# Fork pressure for DJ



## The111 (May 20, 2012)

For most normal MTB (trail/DH) I just follow mfr recommendation for my weight. And I also go with the wisdom that you should be using your full travel at least once per ride (unsure if that is true for DJ).

I have a Fox 831 fork, and the "recommended" pressure for my weight (165lb) is 72psi. When I first built the bike I started at 80psi, and I was using almost the full travel on the jumps I hit. Since then I've been hitting bigger jumps and adding more pressure. I'm now up to 95psi (what the fork would "recommend" for a 215lb person), and I only use about 2/3 the travel now on a typical jumping day. It still feels soft enough that on really steep lips I risk getting bucked a little bit, due to the front end compressing fast (even with compression almost fully closed) and then the back end getting a harder kick.

I've heard people say that you should go much higher than mfr's recommendation if you're DJing... but the 831 *is* a DJ fork, right? So shouldn't the recommendation take that into account?

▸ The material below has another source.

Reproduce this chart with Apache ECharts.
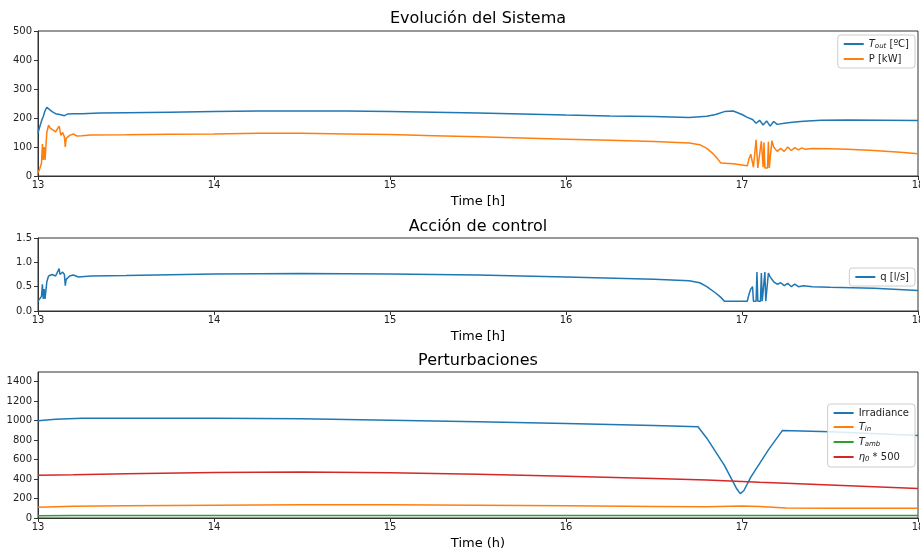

I'm tempted to just go up to the max of 113psi. At that point I'll probably be using less than half of my travel (though in some super bad nose case situation I'd use more and be grateful for it). Is this a bad idea? What do most DJers do?


----------



## *OneSpeed* (Oct 18, 2013)

I'm no DJ expert, just built my first one last fall. I have a Manitou Circus fork that has a mechanical spring in addition to air. The spring is so stiff I can only compress it about half way with no air in the fork. I'm 206 lbs. I do put about 35lbs of air in it though.


----------



## traditiionalist (May 26, 2014)

My 36 talas is at 115 psi, I run it quite stiff with max lsc and slow rebound


Sent from my iPhone using Tapatalk


----------



## .WestCoastHucker. (Jan 14, 2004)

for a dedicated dirt jumper, pump up the fork about as stiff as you can stand. you really just want it to take the harshness out of big landings, not be all smooth like a trail fork...


----------